Stronger variants of eventual consistency address specific problems. Read-your-writes consistency (session consistency) ensures that a client always sees its own writes. Monotonic read consistency ensures a client never sees a value older than one it has already seen. Causal consistency ensures that causally related events are seen in order. These variants are strictly stronger than basic eventual consistency but weaker than linearizability, and most AP systems support one or more of them. CRDTs (Conflict-free Replicated Data Types) take a different approach: they define data structures where all concurrent operations commute, guaranteeing automatic convergence without conflict resolution.
Social Media Like Count
A post has 100 likes. User A likes it (replica 1 says 101). User B likes it at the same time (replica 2 says 101, not knowing about A). Replica 1 replicates to replica 2 and vice versa. With LWW, one write overwrites the other -- the count stays at 101 instead of 102 (a lost update). With a CRDT counter, both increments are preserved during merge, and all replicas converge to 102. The convergence window might be 50ms, but during that window, different users see different counts.
Amazon DynamoDB
DynamoDB's default read consistency is eventually consistent. Reads go to any replica and return whatever value is locally available, typically within 1-2ms. Strongly consistent reads (routed to the leader partition) are available at higher latency (~5-10ms) and double the read cost. For most use cases (product catalog, user preferences, session data), eventually consistent reads provide sufficient freshness with lower latency and cost.
Apache Cassandra
Cassandra provides tunable consistency via per-query consistency levels. A write with CL=ONE and read with CL=ONE is eventually consistent (fastest, highest availability). CL=QUORUM for both reads and writes provides strong consistency (read quorum + write quorum > replication factor). Read-repair runs in the background to fix stale replicas detected during QUORUM reads. Anti-entropy repair (nodetool repair) periodically reconciles all replicas.
Amazon S3
S3 was eventually consistent for overwrite PUTs and DELETEs until December 2020, when Amazon upgraded to strong read-after-write consistency for all operations. Before the upgrade, reading an object immediately after overwriting it could return the old version.

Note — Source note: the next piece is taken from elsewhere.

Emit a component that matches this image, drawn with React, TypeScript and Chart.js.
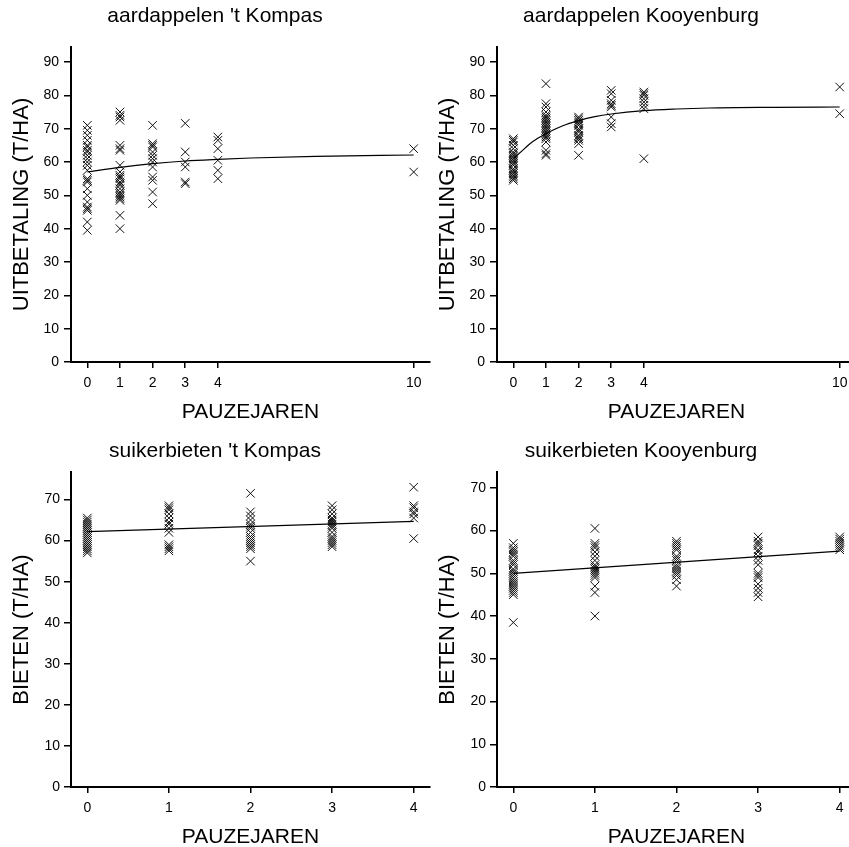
import React, { useEffect, useRef } from 'react';
import { Chart, registerables } from 'chart.js';

Chart.register(...registerables);

const FONT = "'Liberation Sans', Arial, Helvetica, sans-serif";

// ---------- aardappelen 't Kompas ----------
const akPauze = [0, 1, 2, 3, 4, 10];
const ak0 = [71, 69.5, 68, 66.5, 65, 64.5, 63.5, 63, 62, 61, 60, 59, 57.5, 55, 54.5, 54, 52, 50, 48, 46.5, 46, 45.5, 42, 39.5];
const ak1 = [75, 74, 73.5, 72.5, 65, 64, 63.5, 59, 57, 56, 55.5, 55, 54, 53.5, 53, 52, 51, 50.5, 50, 49.5, 49, 48.5, 44, 40];
const ak2 = [71, 65.5, 65, 64.5, 63, 62, 61, 60, 58.5, 55.5, 54.5, 51, 47.5];
const ak3 = [71.6, 63, 60, 58.5, 54, 53.5];
const ak4 = [67.5, 66.5, 64, 60.5, 57.5, 55];
const ak10 = [64, 57];
const akFitX = [0, 1, 2, 3, 4, 5, 7, 10];
const akFitY = [57, 58.4, 59.5, 60.3, 60.8, 61.2, 61.7, 62.1];

// ---------- aardappelen Kooyenburg ----------
const aoPauze = [0, 1, 2, 3, 4, 10];
const ao0 = [67, 66.5, 66, 65, 64, 63, 62.5, 62, 61.5, 61, 60.5, 60, 59.5, 59, 58, 57.5, 57, 56.5, 56, 55.5, 55, 54.5];
const ao1 = [83.5, 77.5, 76.5, 75, 74, 73.5, 73, 72.5, 72, 71.5, 71, 70.5, 70, 69.5, 69, 68.5, 68, 67.5, 67, 66, 63.5, 62.5, 62];
const ao2 = [73.5, 73, 72.5, 72, 71.5, 71, 70, 69.5, 69, 68, 67.5, 67, 66.5, 65.5, 62];
const ao3 = [81.5, 80.5, 78.5, 77.5, 77, 76.5, 73.5, 71.5, 70.5];
const ao4 = [81, 80.5, 80, 79, 78, 77, 76, 61];
const ao10 = [82.5, 74.5];
const aoFitX = [0, 0.25, 0.5, 0.75, 1, 1.5, 2, 2.5, 3, 4, 5, 6, 8, 10];
const aoFitY = [61, 63.2, 65.4, 67.1, 68.5, 70.8, 72.4, 73.6, 74.4, 75.4, 75.9, 76.2, 76.4, 76.5];

// ---------- suikerbieten 't Kompas ----------
const skPauze = [0, 1, 2, 3, 4];
const sk0 = [65.5, 65, 64.5, 64, 63.5, 63, 62.5, 62, 61.5, 61, 60.5, 60, 59.5, 59, 58.5, 58, 57.5, 57];
const sk1 = [68.5, 68, 67.5, 66.5, 65.5, 64.5, 64, 63, 62, 59, 58.5, 58, 57.5];
const sk2 = [71.5, 67, 66, 65, 64, 63.5, 63, 62, 61, 60.5, 60, 59.5, 59, 58.5, 58, 55];
const sk3 = [68.5, 67.5, 66.5, 65.5, 65, 64.5, 64, 63.5, 63, 62, 61, 60.5, 60, 59.5, 59, 58.5];
const sk4 = [73, 68.5, 68, 67, 66.5, 65.5, 60.5];
const skFitX = [0, 4];
const skFitY = [62.2, 64.7];

// ---------- suikerbieten Kooyenburg ----------
const soPauze = [0, 1, 2, 3, 4];
const so0 = [57, 56, 55.5, 55, 54.5, 54, 53, 52.5, 52, 51, 50.5, 50, 49.5, 49, 48.5, 48, 47.5, 47, 46.5, 46, 45.5, 45, 38.5];
const so1 = [60.5, 57, 56.5, 56, 55, 54, 53, 52, 51.5, 51, 50.5, 50, 49.5, 49, 47, 45.5, 40];
const so2 = [57.5, 57, 56.5, 56, 55.5, 54, 53.5, 53, 52, 51.5, 51, 50.5, 50, 49.5, 48.5, 47];
const so3 = [58.5, 57.5, 57, 56.5, 55.5, 55, 54, 53, 52, 50, 49.5, 49, 47.5, 46.5, 45.5, 44.5];
const so4 = [58.5, 58, 57.5, 57, 56.5, 56, 55.5];
const soFitX = [0, 4];
const soFitY = [50, 55.2];

type PanelProps = {
  title: string;
  yTitle: string;
  pauze: number[];
  groups: number[][];
  fitX: number[];
  fitY: number[];
  xMin: number;
  xMax: number;
  yMax: number;
  left: number;
  top: number;
  height: number;
  xAxisH: number;
  titlePadTop: number;
  titlePadBottom: number;
  yTickPad: number;
};

function Panel(p: PanelProps) {
  const ref = useRef<HTMLCanvasElement | null>(null);
  useEffect(() => {
    if (!ref.current) return;
    const points = p.groups.flatMap((g, i) => g.map((v) => ({ x: p.pauze[i], y: v })));
    const fit = p.fitX.map((x, i) => ({ x, y: p.fitY[i] }));
    const chart = new Chart(ref.current, {
      type: 'scatter',
      data: {
        datasets: [
          {
            data: fit,
            showLine: true,
            pointRadius: 0,
            borderColor: '#000',
            borderWidth: 1.2,
            cubicInterpolationMode: 'monotone',
          } as any,
          {
            data: points,
            pointStyle: 'crossRot',
            pointRadius: 6,
            pointHoverRadius: 6,
            borderColor: '#111',
            borderWidth: 1,
            backgroundColor: 'transparent',
          },
        ],
      },
      options: {
        animation: false,
        responsive: false,
        events: [],
        layout: { padding: { left: 0, right: 10, top: 0, bottom: 0 } },
        plugins: {
          legend: { display: false },
          tooltip: { enabled: false },
          title: {
            display: true,
            text: p.title,
            color: '#000',
            font: { family: FONT, size: 21, weight: 'normal' },
            padding: { top: p.titlePadTop, bottom: p.titlePadBottom },
          },
        },
        scales: {
          x: {
            type: 'linear',
            position: 'bottom',
            min: p.xMin,
            max: p.xMax,
            afterBuildTicks: (s: any) => {
              s.ticks = p.pauze.map((value) => ({ value }));
            },
            afterFit: (s: any) => {
              s.height = p.xAxisH;
            },
            grid: { drawOnChartArea: false, drawTicks: true, tickLength: 6, color: '#000', lineWidth: 1.5 },
            border: { display: true, color: '#000', width: 2 },
            ticks: { color: '#000', padding: 7, font: { family: FONT, size: 14 } },
            title: {
              display: true,
              text: 'PAUZEJAREN',
              color: '#000',
              font: { family: FONT, size: 21 },
              padding: { top: 0, bottom: 0 },
            },
          },
          y: {
            type: 'linear',
            min: 0,
            max: p.yMax,
            afterFit: (s: any) => {
              s.width = 71;
            },
            grid: { drawOnChartArea: false, drawTicks: true, tickLength: 7, color: '#000', lineWidth: 1.5 },
            border: { display: true, color: '#000', width: 2 },
            ticks: { color: '#000', stepSize: 10, includeBounds: false, padding: p.yTickPad, font: { family: FONT, size: 14 } } as any,
            title: {
              display: true,
              text: p.yTitle,
              color: '#000',
              font: { family: FONT, size: 22 },
              padding: { top: 9, bottom: 0 },
            },
          },
        },
      },
    });
    return () => chart.destroy();
  }, []);
  return (
    <canvas
      ref={ref}
      width={440}
      height={p.height}
      style={{ position: 'absolute', left: p.left, top: p.top, width: 440, height: p.height }}
    />
  );
}

export default function App() {
  const topCommon = { xMin: -0.5, xMax: 10.5, yMax: 94.5, top: 0, height: 425, xAxisH: 63, titlePadTop: 4, titlePadBottom: 17.8, yTickPad: 5 };
  const botCommon = { xMin: -0.2, xMax: 4.2, top: 424, height: 426, xAxisH: 63, titlePadTop: 14.4, titlePadBottom: 8.4, yTickPad: 4 };
  return (
    <div style={{ position: 'fixed', left: 0, top: 0, width: 849, height: 847, overflow: 'hidden', background: '#fff' }}>
      <Panel
        {...topCommon}
        left={0}
        title="aardappelen 't Kompas"
        yTitle="UITBETALING (T/HA)"
        pauze={akPauze}
        groups={[ak0, ak1, ak2, ak3, ak4, ak10]}
        fitX={akFitX}
        fitY={akFitY}
      />
      <Panel
        {...topCommon}
        left={426}
        title="aardappelen Kooyenburg"
        yTitle="UITBETALING (T/HA)"
        pauze={aoPauze}
        groups={[ao0, ao1, ao2, ao3, ao4, ao10]}
        fitX={aoFitX}
        fitY={aoFitY}
      />
      <Panel
        {...botCommon}
        left={0}
        yMax={76.7}
        title="suikerbieten 't Kompas"
        yTitle="BIETEN (T/HA)"
        pauze={skPauze}
        groups={[sk0, sk1, sk2, sk3, sk4]}
        fitX={skFitX}
        fitY={skFitY}
      />
      <Panel
        {...botCommon}
        left={426}
        yMax={73.7}
        title="suikerbieten Kooyenburg"
        yTitle="BIETEN (T/HA)"
        pauze={soPauze}
        groups={[so0, so1, so2, so3, so4]}
        fitX={soFitX}
        fitY={soFitY}
      />
    </div>
  );
}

The upgrade was achieved by restructuring S3's internal metadata layer, not by switching to synchronous replication -- demonstrating that eventual consistency can sometimes be upgraded to strong consistency through engineering investment.
| Aspect | Description |
|---|---|
| Availability vs Freshness | Eventually consistent systems remain available during partitions and provide low-latency reads from any replica. The cost is that reads may return stale data during the convergence window. For applications where freshness is critical (financial balances, inventory counts), this trade-off is unacceptable without additional guarantees. |
| Write Throughput vs Conflict Rate | Asynchronous replication enables high write throughput because writers do not wait for cross-replica confirmation. But if multiple replicas accept concurrent writes to the same key, conflicts arise and must be resolved. Higher write rates to the same keys increase the conflict rate and the complexity of resolution. |
| Simplicity vs Application Complexity | Eventual consistency is simple for the database to implement -- just replicate asynchronously. But it shifts complexity to the application, which must handle stale reads, out-of-order updates, and conflict resolution. The total system complexity may not decrease; it is merely redistributed. |
| Latency vs Consistency Spectrum | Between eventual consistency and linearizability lies a spectrum: read-your-writes, monotonic reads, causal consistency, bounded staleness. Each provides stronger guarantees at the cost of additional coordination. Choosing the right level for each operation minimizes unnecessary latency while maintaining application correctness. |
Amazon S3's Upgrade from Eventual to Strong Consistency (2020)
Scenario
For its first 14 years, Amazon S3 provided eventual consistency for overwrite PUTs and DELETEs. After uploading a new version of an object, a GET might return the old version for several seconds. This caused problems for data lake workloads (Spark, Hive) that wrote data files and immediately listed or read them. Workarounds included adding delays, using S3Guard (a DynamoDB-backed metadata cache), and structuring workflows to avoid read-after-write patterns.
Solution
Amazon re-architected S3's internal metadata subsystem to provide strong read-after-write consistency for all operations, at no additional cost or performance penalty. The key insight was to make the metadata path strongly consistent (using internal consensus mechanisms) while keeping the data path asynchronous. A PUT is acknowledged only after the metadata is durably committed to a strongly consistent store, so subsequent GETs and LISTs always reflect the latest state.
Outcome
The December 2020 launch eliminated an entire class of bugs for S3 users. Data lake frameworks no longer needed S3Guard or delay hacks. The upgrade was backward compatible -- no API changes, no new consistency options. Importantly, read latency did not increase measurably, disproving the assumption that strong consistency necessarily costs performance. The S3 team estimated that the change required years of internal engineering to achieve without a performance regression.